• Exercise: Take the lines from the beginning of the material through the line containing "var y = d3.scaleLinear().domain([0, 18]).range([h, 0])" and retype them exactly, leaving the pictures out.

• Provided material:
# # # # #

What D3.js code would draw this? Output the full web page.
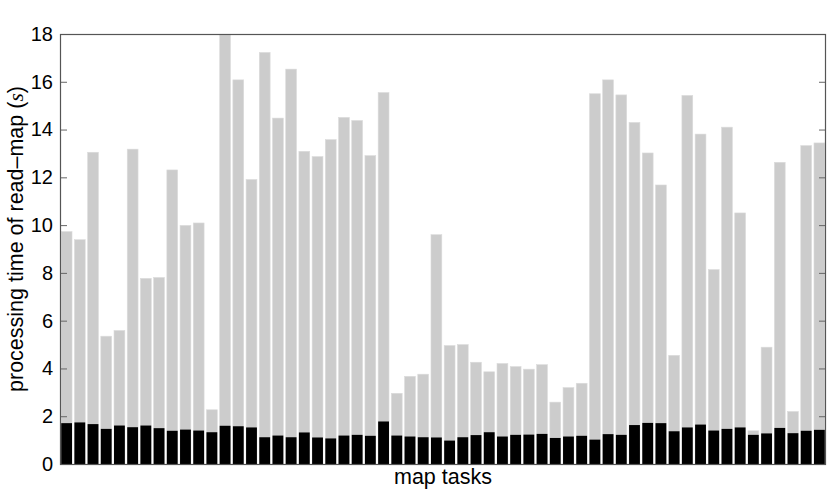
<!DOCTYPE html>
<html>
<head>
<meta charset="utf-8">
<script src="https://cdn.jsdelivr.net/npm/d3@7"></script>
<style>
  body { margin: 0; background: #fff; }
  text { font-family: "Liberation Sans", Arial, sans-serif; }
</style>
</head>
<body>
<div id="chart"></div>
<script>
// total processing time per map task (gray) and the read part (black)
var totalTime = [
  9.73, 9.39, 13.05, 5.35, 5.59, 13.18, 7.77, 7.81, 12.31, 9.99,
  10.09, 2.27, 17.96, 16.08, 11.91, 17.23, 14.48, 16.53, 13.09, 12.87,
  13.58, 14.51, 14.38, 12.91, 15.55, 2.96, 3.67, 3.76, 9.60, 4.96,
  5.00, 4.26, 3.86, 4.21, 4.08, 3.97, 4.16, 2.59, 3.20, 3.38,
  15.50, 16.08, 15.45, 14.30, 13.02, 11.68, 4.55, 15.43, 13.81, 8.14,
  14.10, 10.51, 1.39, 4.89, 12.63, 2.20, 13.33, 13.44
]
var readTime = [
  1.71, 1.74, 1.67, 1.47, 1.61, 1.54, 1.61, 1.50, 1.39, 1.44,
  1.40, 1.33, 1.60, 1.58, 1.53, 1.12, 1.19, 1.12, 1.32, 1.11,
  1.07, 1.19, 1.22, 1.18, 1.78, 1.19, 1.15, 1.12, 1.11, 0.98,
  1.12, 1.21, 1.33, 1.15, 1.22, 1.23, 1.26, 1.09, 1.15, 1.18,
  1.02, 1.25, 1.22, 1.63, 1.72, 1.71, 1.37, 1.53, 1.65, 1.40,
  1.47, 1.53, 1.22, 1.28, 1.51, 1.29, 1.39, 1.43
]
var yTicks = [0, 2, 4, 6, 8, 10, 12, 14, 16, 18]

var tasks = d3.range(1, totalTime.length + 1)

var width = 830, height = 492
var margin = {left: 60, right: 4, top: 34, bottom: 28}
var w = width - margin.left - margin.right
var h = height - margin.top - margin.bottom

var svg = d3.select('#chart').append('svg')
  .attr('width', width).attr('height', height)
var g = svg.append('g').attr('transform', 'translate(' + margin.left + ',' + margin.top + ')')

var x = d3.scaleBand().domain(tasks).range([0, w]).paddingInner(0.18).paddingOuter(0.09)
var y = d3.scaleLinear().domain([0, 18]).range([h, 0])

// gray: total time
g.selectAll('rect.total').data(tasks).enter().append('rect')
  .attr('class', 'total')
  .attr('x', function(d){ return x(d) })
  .attr('width', x.bandwidth())
  .attr('y', function(d, i){ return y(totalTime[i]) })
  .attr('height', function(d, i){ return y(0) - y(totalTime[i]) })
  .attr('fill', '#cccccc')
  .attr('stroke', '#dcdcdc').attr('stroke-width', 0.6)

// black: read time
g.selectAll('rect.read').data(tasks).enter().append('rect')
  .attr('class', 'read')
  .attr('x', function(d){ return x(d) })
  .attr('width', x.bandwidth())
  .attr('y', function(d, i){ return y(readTime[i]) })
  .attr('height', function(d, i){ return y(0) - y(readTime[i]) })
  .attr('fill', '#000')

// left axis, ticks pointing inwards
var yAxisL = d3.axisLeft(y).tickValues(yTicks).tickSizeInner(-7).tickSizeOuter(0).tickPadding(7)
var gl = g.append('g').call(yAxisL)
gl.selectAll('text').attr('font-size', 20).attr('fill', '#000')
gl.selectAll('line').attr('stroke', '#666')
gl.select('.domain').remove()

var yAxisR = d3.axisRight(y).tickValues(yTicks).tickSizeInner(-7).tickSizeOuter(0).tickFormat('')
var gr = g.append('g').attr('transform', 'translate(' + w + ',0)').call(yAxisR)
gr.selectAll('line').attr('stroke', '#666')
gr.select('.domain').remove()

// box
g.append('rect')
  .attr('x', 0.5).attr('y', 0.5).attr('width', w - 1).attr('height', h)
  .attr('fill', 'none').attr('stroke', '#555').attr('stroke-width', 1.2)

// labels
svg.append('text')
  .attr('x', margin.left + w / 2).attr('y', 484)
  .attr('text-anchor', 'middle').attr('font-size', 21.5)
  .text('map tasks')

var yl = svg.append('text')
  .attr('transform', 'translate(23,239) rotate(-90)')
  .attr('text-anchor', 'middle').attr('font-size', 21.5)
yl.append('tspan').text('processing time of read\u2013map (')
yl.append('tspan').text('s').attr('font-family', '"Liberation Serif", "DejaVu Serif", serif').attr('font-style', 'italic')
yl.append('tspan').text(')')
</script>
</body>
</html>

# # # # #

• Finished exercise:
What D3.js code would draw this? Output the full web page.
<!DOCTYPE html>
<html>
<head>
<meta charset="utf-8">
<script src="https://cdn.jsdelivr.net/npm/d3@7"></script>
<style>
  body { margin: 0; background: #fff; }
  text { font-family: "Liberation Sans", Arial, sans-serif; }
</style>
</head>
<body>
<div id="chart"></div>
<script>
// total processing time per map task (gray) and the read part (black)
var totalTime = [
  9.73, 9.39, 13.05, 5.35, 5.59, 13.18, 7.77, 7.81, 12.31, 9.99,
  10.09, 2.27, 17.96, 16.08, 11.91, 17.23, 14.48, 16.53, 13.09, 12.87,
  13.58, 14.51, 14.38, 12.91, 15.55, 2.96, 3.67, 3.76, 9.60, 4.96,
  5.00, 4.26, 3.86, 4.21, 4.08, 3.97, 4.16, 2.59, 3.20, 3.38,
  15.50, 16.08, 15.45, 14.30, 13.02, 11.68, 4.55, 15.43, 13.81, 8.14,
  14.10, 10.51, 1.39, 4.89, 12.63, 2.20, 13.33, 13.44
]
var readTime = [
  1.71, 1.74, 1.67, 1.47, 1.61, 1.54, 1.61, 1.50, 1.39, 1.44,
  1.40, 1.33, 1.60, 1.58, 1.53, 1.12, 1.19, 1.12, 1.32, 1.11,
  1.07, 1.19, 1.22, 1.18, 1.78, 1.19, 1.15, 1.12, 1.11, 0.98,
  1.12, 1.21, 1.33, 1.15, 1.22, 1.23, 1.26, 1.09, 1.15, 1.18,
  1.02, 1.25, 1.22, 1.63, 1.72, 1.71, 1.37, 1.53, 1.65, 1.40,
  1.47, 1.53, 1.22, 1.28, 1.51, 1.29, 1.39, 1.43
]
var yTicks = [0, 2, 4, 6, 8, 10, 12, 14, 16, 18]

var tasks = d3.range(1, totalTime.length + 1)

var width = 830, height = 492
var margin = {left: 60, right: 4, top: 34, bottom: 28}
var w = width - margin.left - margin.right
var h = height - margin.top - margin.bottom

var svg = d3.select('#chart').append('svg')
  .attr('width', width).attr('height', height)
var g = svg.append('g').attr('transform', 'translate(' + margin.left + ',' + margin.top + ')')

var x = d3.scaleBand().domain(tasks).range([0, w]).paddingInner(0.18).paddingOuter(0.09)
var y = d3.scaleLinear().domain([0, 18]).range([h, 0])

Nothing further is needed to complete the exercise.